PROBLEM TO WORK ON »
Below are records. Copy every line with "this" in it.
········
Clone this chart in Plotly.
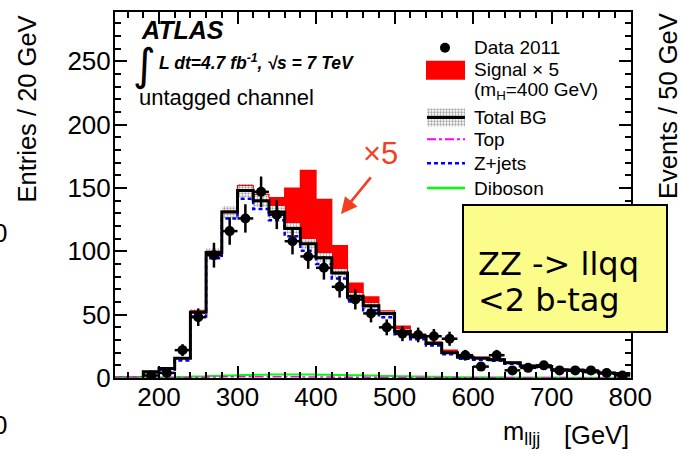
import plotly.graph_objects as go

# ---------------- data (20 GeV bins, from 140 to 800 GeV) ----------------
bin_edges = list(range(140, 801, 20))
bin_centers = [e + 10 for e in bin_edges[:-1]]

total_bg = [0, 0, 5, 7.6, 15.5, 52, 99, 131, 148, 140, 131, 118, 106, 95, 83, 64.5,
            57, 51, 37, 32.5, 27.3, 20, 16.3, 15.5, 14.5, 12, 9.5, 9, 6.5, 6.3, 5, 4, 3.5]
bg_err = [0, 0, 0.4, 0.5, 0.9, 2.2, 3.8, 4.8, 5.3, 5.0, 4.7, 4.3, 3.9, 3.5, 3.1, 2.5,
          2.3, 2.0, 1.5, 1.4, 1.2, 0.9, 0.8, 0.8, 0.7, 0.6, 0.5, 0.5, 0.4, 0.4, 0.3, 0.3, 0.3]
signal_x5 = [0, 0, 0.3, 0.4, 0.5, 1, 1, 1, 4, 5, 11.5, 32, 58, 46, 21.6, 10.5,
             7, 2, 4, 2, 1.3, 2, 1, 1, 0.8, 0.5, 0.4, 0.3, 0.3, 0.2, 0.2, 0.2, 0.1]
zjets = [0, 0, 4.3, 6.6, 13.8, 48.6, 94.5, 126, 141.5, 133.5, 124.5, 112, 100.5, 90, 78.5, 60.5,
         53.5, 48, 34.6, 30.5, 25.7, 18.7, 15.2, 14.5, 13.6, 11.2, 8.8, 8.4, 6, 5.9, 4.7, 3.7, 3.2]
diboson = [0, 0, 0.3, 0.5, 0.8, 1.2, 1.6, 2.0, 2.4, 2.6, 2.8, 2.8, 2.7, 2.5, 2.3, 2.1,
           1.9, 1.6, 1.3, 1.1, 0.9, 0.8, 0.6, 0.5, 0.5, 0.4, 0.4, 0.3, 0.3, 0.2, 0.2, 0.2, 0.1]
top = [0, 0, 0.1, 0.2, 0.3, 0.5, 0.7, 0.9, 1.0, 1.0, 1.0, 0.9, 0.8, 0.7, 0.6, 0.5,
       0.5, 0.4, 0.3, 0.3, 0.2, 0.2, 0.2, 0.1, 0.1, 0.1, 0.1, 0.1, 0.1, 0.05, 0.05, 0.05, 0.05]
data_2011 = [None, None, 2, 4, 22, 48, 97, 116, 126, 147, 129, 108, 96, 87, 72, 62,
             51, 40, 35, 34, 33, 31, 18, 9, 18, 6, 8, 10, 6, 6, 6, 4, 2]
data_err = [None, None, 1.4, 2.0, 4.7, 6.9, 9.8, 10.8, 11.2, 12.1, 11.4, 10.4, 9.8, 9.3, 8.5, 7.9,
            7.1, 6.3, 5.9, 5.8, 5.7, 5.6, 4.2, 3.0, 4.2, 2.4, 2.8, 3.2, 2.4, 2.4, 2.4, 2.0, 1.4]
half_width = [10] * len(bin_centers)

x_ticks = [200, 300, 400, 500, 600, 700, 800]
y_ticks = [0, 50, 100, 150, 200, 250]

FONT = "Liberation Sans, Arial, Helvetica, sans-serif"

# frame in pixels (for placing text)
L, R, T, B = 115, 631, 10, 378
W, H = R - L, B - T
def px(x): return (x - L) / W
def py(y): return (B - y) / H

def step(vals):
    return list(vals) + [vals[-1]]

fig = go.Figure()

# signal x5 stacked on top of background
fig.add_trace(go.Bar(x=bin_centers, y=signal_x5, base=total_bg, width=20,
                     marker=dict(color="#ff0000", line=dict(width=0)), showlegend=False))
sig_top = [b + s for b, s in zip(total_bg, signal_x5)]
fig.add_trace(go.Scatter(x=bin_edges, y=step(sig_top), mode="lines", line_shape="hv",
                         line=dict(color="#ff0000", width=1.2), showlegend=False))
# background uncertainty band (dotted hatch)
band_lo = [b - e for b, e in zip(total_bg, bg_err)]
band_h = [2 * e for e in bg_err]
fig.add_trace(go.Bar(x=bin_centers, y=band_h, base=band_lo, width=20,
                     marker=dict(color="white", line=dict(width=0),
                                 pattern=dict(shape=".", fgcolor="#444", bgcolor="white",
                                              size=3, solidity=0.45)),
                     showlegend=False))
# components
fig.add_trace(go.Scatter(x=bin_edges, y=step(zjets), mode="lines", line_shape="hv",
                         line=dict(color="#0000ff", width=2.5, dash="4px,3px"), showlegend=False))
fig.add_trace(go.Scatter(x=bin_edges, y=step(total_bg), mode="lines", line_shape="hv",
                         line=dict(color="black", width=3), showlegend=False))
fig.add_trace(go.Scatter(x=bin_edges, y=step(diboson), mode="lines", line_shape="hv",
                         line=dict(color="#00ff00", width=2), showlegend=False))
fig.add_trace(go.Scatter(x=bin_edges, y=step(top), mode="lines", line_shape="hv",
                         line=dict(color="#ff00ff", width=1.5, dash="dashdot"), showlegend=False))
# data
fig.add_trace(go.Scatter(x=bin_centers, y=data_2011, mode="markers",
                         marker=dict(color="black", size=10),
                         error_y=dict(type="data", array=data_err, color="black", thickness=2.5, width=0),
                         error_x=dict(type="data", array=half_width, color="black", thickness=2.5, width=0),
                         showlegend=False))

# ---------------- legend drawn in pixel space on overlay axes ----------------
leg = dict(xaxis="x2", yaxis="y2", showlegend=False, hoverinfo="skip")
fig.add_trace(go.Scatter(x=[445], y=[46], mode="markers", marker=dict(color="black", size=10), **leg))
fig.add_trace(go.Scatter(x=[426, 465, 465, 426, 426], y=[59, 59, 78, 78, 59], mode="lines",
                         fill="toself", fillcolor="#ff0000", line=dict(width=0, color="#ff0000"), **leg))
fig.add_trace(go.Scatter(x=[427, 465, 465, 427, 427], y=[107, 107, 125, 125, 107], mode="lines",
                         fill="toself", fillcolor="white",
                         fillpattern=dict(shape=".", fgcolor="#444", bgcolor="white", size=3, solidity=0.45),
                         line=dict(width=0, color="white"), **leg))
fig.add_trace(go.Scatter(x=[427, 465], y=[116, 116], mode="lines", line=dict(color="black", width=3), **leg))
fig.add_trace(go.Scatter(x=[427, 465], y=[138, 138], mode="lines",
                         line=dict(color="#ff00ff", width=2, dash="dashdot"), **leg))
fig.add_trace(go.Scatter(x=[427, 465], y=[162, 162], mode="lines",
                         line=dict(color="#0000ff", width=2.5, dash="4px,3px"), **leg))
fig.add_trace(go.Scatter(x=[427, 465], y=[187, 187], mode="lines",
                         line=dict(color="#00ff00", width=2.5), **leg))

ann = []
def text(t, x, y, size, xanchor="left", yanchor="middle", color="black", family=FONT, angle=0):
    ann.append(dict(text=t, x=px(x), y=py(y), xref="paper", yref="paper", showarrow=False,
                    xanchor=xanchor, yanchor=yanchor, textangle=angle,
                    font=dict(size=size, color=color, family=family)))

text("<b><i>ATLAS</i></b>", 139, 28, 25)
text("∫", 144, 63, 44, xanchor="center", family="DejaVu Sans")
text("<b><i>L dt=4.7 fb<sup>-1</sup>, √s = 7 TeV</i></b>", 157, 60, 17.5)
text("untagged channel", 137, 96, 22)

for t, y in [("Data 2011", 46), ("Signal × 5", 68), ("(m<sub>H</sub>=400 GeV)", 89),
             ("Total BG", 116), ("Top", 138), ("Z+jets", 162), ("Diboson", 187)]:
    text(t, 472, y, 19)

# axis titles
text("Entries / 20 GeV", 27, 12, 25.5, xanchor="center", yanchor="top", angle=-90)
text("m<sub>lljj</sub>", 501, 433, 25.5)
text("[GeV]", 631, 435, 25.5, xanchor="right")

# pieces of neighbouring panels
text("0", 8.5, 232, 26, xanchor="right")
text("0", 8.5, 425, 26, xanchor="right")
text("Events / 50 GeV", 668, 9, 25.5, xanchor="center", yanchor="top", angle=-90)

# x5 label and arrow
text("×5", 380, 152, 31, xanchor="center", color="#f53d1f")
ann.append(dict(text="", x=px(341), y=py(213), xref="paper", yref="paper",
                showarrow=True, ax=31, ay=-38, arrowhead=2, arrowsize=1.3, arrowwidth=2.5,
                arrowcolor="#f53d1f"))

# yellow box
ann.append(dict(text=" ", x=px(565), y=py(267.5), xref="paper", yref="paper", showarrow=False,
                xanchor="center", yanchor="middle", width=202, height=125,
                bgcolor="#fcfc8a", bordercolor="black", borderwidth=2, borderpad=0))
text("ZZ -> llqq", 476, 263, 32, family="Comic Sans MS, DejaVu Sans")
text("<2 b-tag", 476, 300, 32, family="Comic Sans MS, DejaVu Sans")

axis_common = dict(showline=True, linewidth=2, linecolor="black", mirror="ticks",
                   ticks="inside", tickcolor="black", tickwidth=1.5, showgrid=False, zeroline=False,
                   tickfont=dict(size=26, color="black", family=FONT))

fig.update_layout(
    width=680, height=454,
    margin=dict(l=L, r=680 - R, t=T, b=454 - B, pad=0),
    paper_bgcolor="white", plot_bgcolor="white",
    barmode="overlay", bargap=0,
    showlegend=False,
    xaxis=dict(range=[144, 801], tickvals=x_ticks, ticklen=12, ticklabelstandoff=-5,
               minor=dict(ticks="inside", ticklen=6, dtick=20, tick0=0, tickcolor="black", tickwidth=1.5),
               **axis_common),
    yaxis=dict(range=[0, 289], tickvals=y_ticks, ticklen=12, ticklabelstandoff=-3,
               minor=dict(ticks="inside", ticklen=6, dtick=10, tick0=0, tickcolor="black", tickwidth=1.5),
               **axis_common),
    xaxis2=dict(overlaying="x", anchor="y2", range=[L, R], visible=False),
    yaxis2=dict(overlaying="y", anchor="x2", range=[B, T], visible=False),
    annotations=ann,
)

fig.write_html("out.html")
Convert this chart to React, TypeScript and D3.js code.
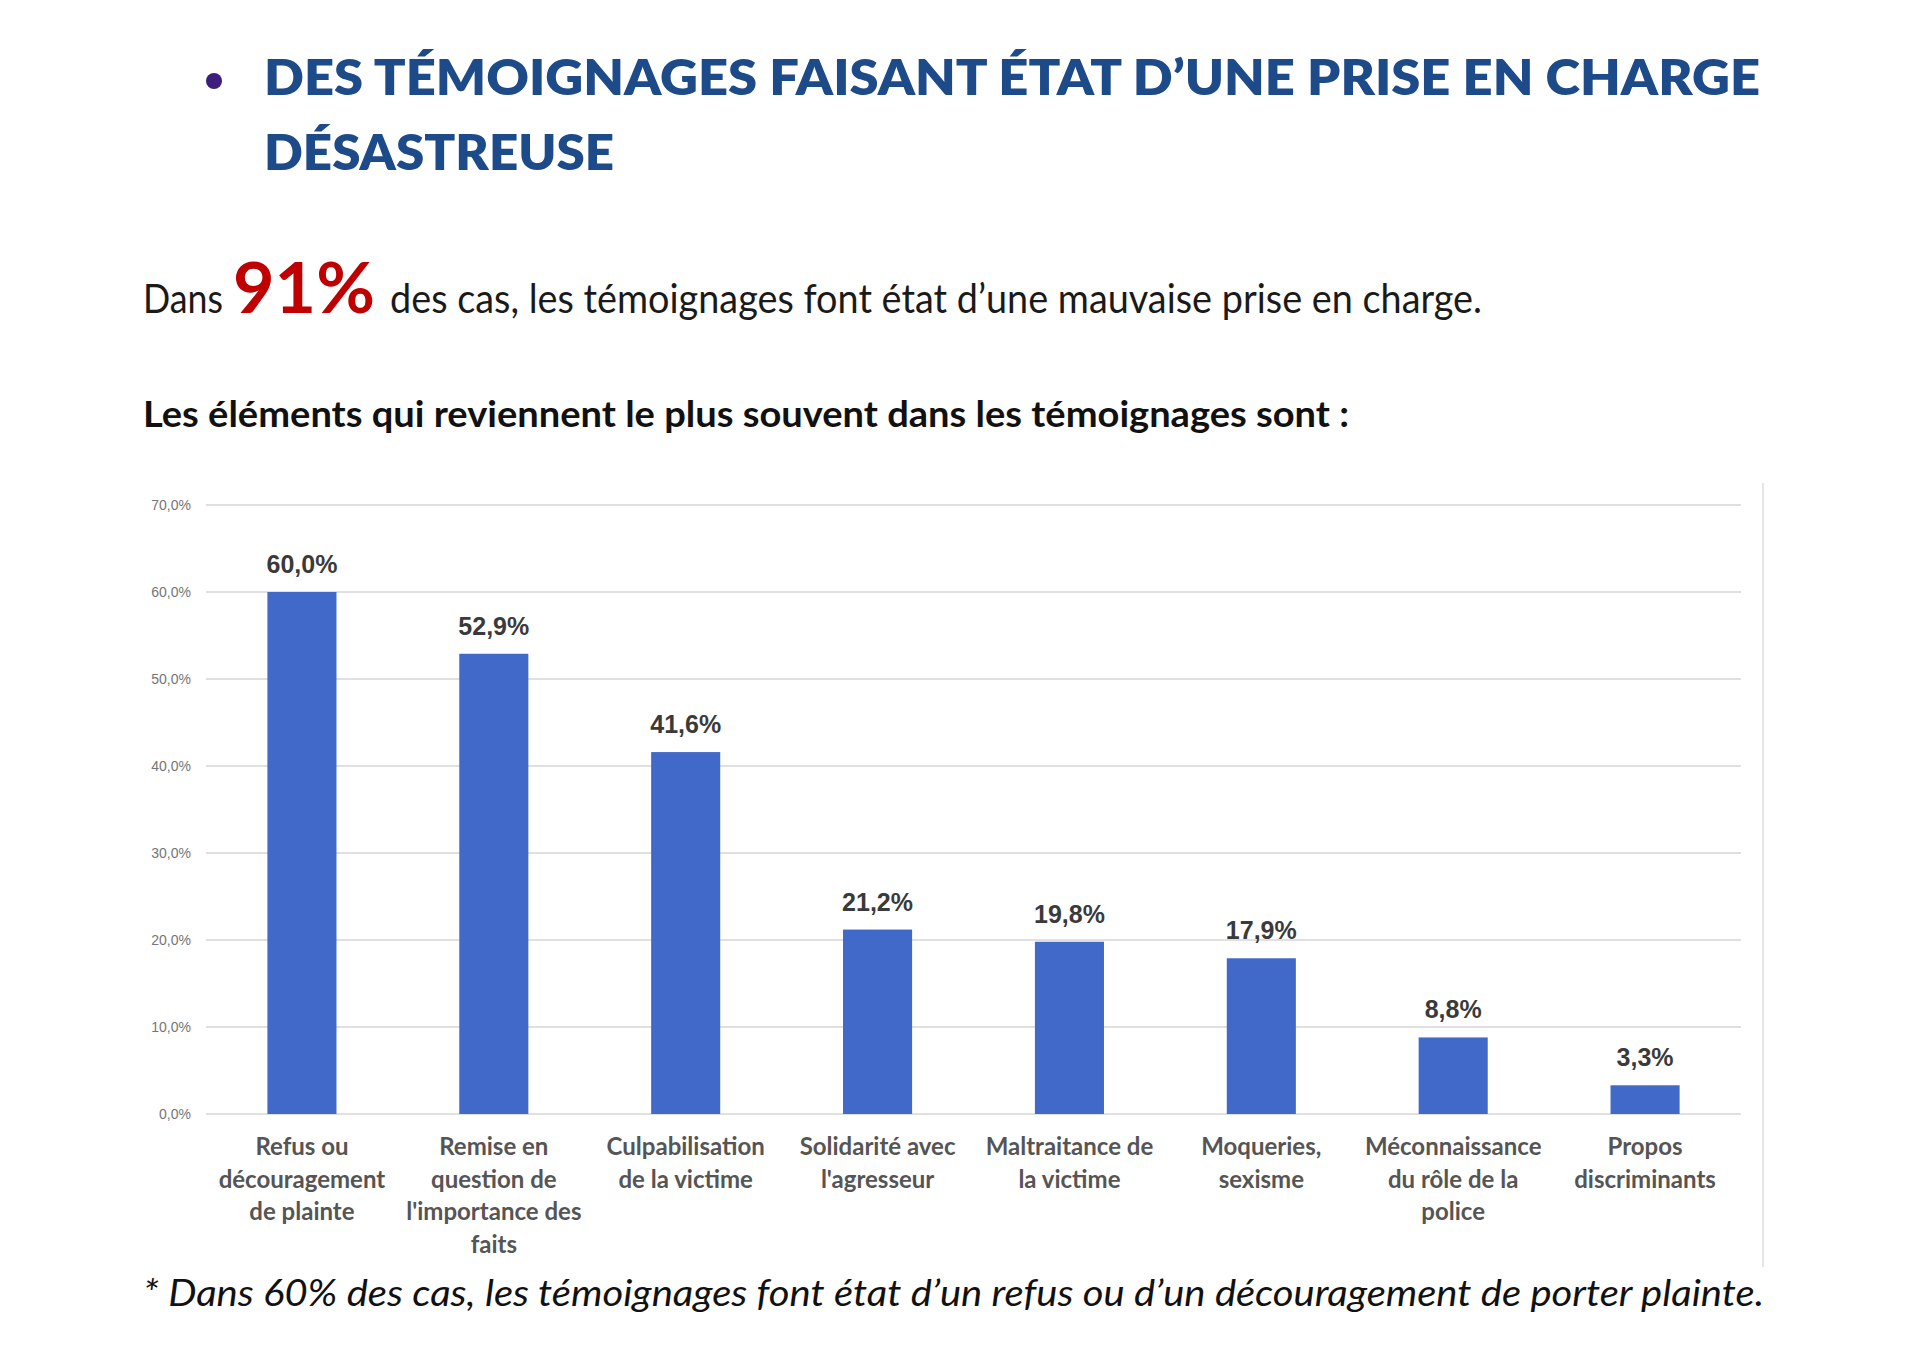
········
ANSWER BELOW »
Clone this chart in Plotly.
Convert this chart to React, TypeScript and D3.js code.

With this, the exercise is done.